Die großen Auto- und Zulieferkonzerne haben Stellenstreichungen und Kürzungsprogramme eingeleitet, kostensenkende Kurzarbeit wurde auf bis zu 21 Monate verlängert. Die Arbeitslosenversicherung zahlt bis zu 87 Prozent des Nettoentgelts. Vielfach wurde darüber hinaus mit dem Betriebsrat eine partielle Arbeitszeitverkürzung ohne Lohnausgleich vereinbart. Die Gewerkschaft ist an diesen Vereinbarungen nicht unmittelbar beteiligt, trägt sie aber weitgehend mit. So kürzt Autozulieferer ZF die Arbeitszeit für 50.000 Beschäftigte um 20 Prozent, Daimler zunächst befristet bis Oktober 2021. Bei Daimler geht es um 70.000 Beschäftigte außerhalb der direkten Produktion, denen Lohn und Arbeitszeit um zwei Stunden bzw. sechs Prozent gekürzt werden. An den Beispielen wird deutlich, wer für die Krise zahlen soll. In der kleinteiligen und mittelständischen Zulieferindustrie mehren sich Pleiten und Insolvenzen mit verheerenden Folgen für die Beschäftigten und die Regionen.
Notwendig wäre eine Arbeitszeitverkürzung. Dafür gab es in den zurückliegenden Wochen viele Anregungen, die von den Gewerkschaften aufgegriffen werden sollten. Die stellvertretende SPD-Vorsitzende Serpil Midyatli hält die Zeit gekommen für die 30-Stunden-Woche, sagte sie unlängst dem Tagesspiegel. Linken-Kovorsitzende Katja Kipping schlägt die Viertagewoche inklusive Anschubfinanzierung vor: »Die Viertagewoche macht Beschäftigte glücklicher, gesünder und produktiver. Gerade jetzt, in der Coronakrise, wäre ein guter Zeitpunkt, um damit anzufangen.« Sie schlägt vor, dass Unternehmen, die die Arbeitszeit verkürzen, für ein Jahr einen Lohnzuschuss von bis zu 25 Prozent erhalten.

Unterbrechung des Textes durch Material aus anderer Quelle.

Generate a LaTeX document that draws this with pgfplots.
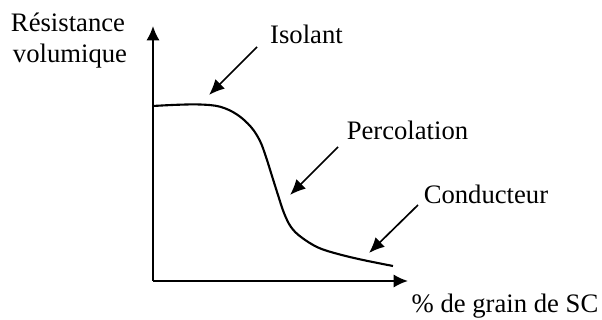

Danach soll ein Tarifvertrag mit einer Höchstarbeitszeit von 30 Stunden verpflichtend werden – mit Lohnausgleich, aber ohne weitere staatliche Kofinanzierung.
Verbunden mit einer »Mobilitätswende«, die zu mehr Beschäftigung im Bahnsektor führt, könnten die Folgen der aktuellen Krise der Autoindustrie sozial und ökologisch nachhaltig begrenzt werden.
Moin.
Mir fällt bei dem Thema Arbeitszeitverkürzung auf, das dieses vielfach von Frauen angeschoben wird, siehe die finnische Premierministerin Sanna Marin, welche die 4-Tage Woche im letzten Jahr angesprochen hat und medial viel Aufsehen erregte. Dann wäre da noch die Neuseeländische Premierministerin Jacinda Ardern, welche in der Corona Krise eine 4-Tage Woche vorgeschlagen hat.
Es muss einen wundern, das die Gewerkschaften, allen voran die IG Metall, da nicht einhaken und nach langer Zeit die Diskussion um die Lebens- und Arbeitszeit wieder anschieben. Das Verlangen der Menschen weniger zu arbeiten ist ja da, sichtbar bei dem Riesenerfolg der Freistellungstage bei T-Zug (auch wenn es sich dabei mehr um Arbeitszeitgestaltung handelt). Die Zuspruchquoten bei den Kollegen & Kolleginnen die es in Anspruch nehmen können liegt zum Teil bei fast 90%!
Diesen Schwung gilt es doch aufzugreifen und Ende des Jahres, wenn die neuen Tarifverhandlungen anstehen, in Aktion umzusetzen. In diesem Sinne.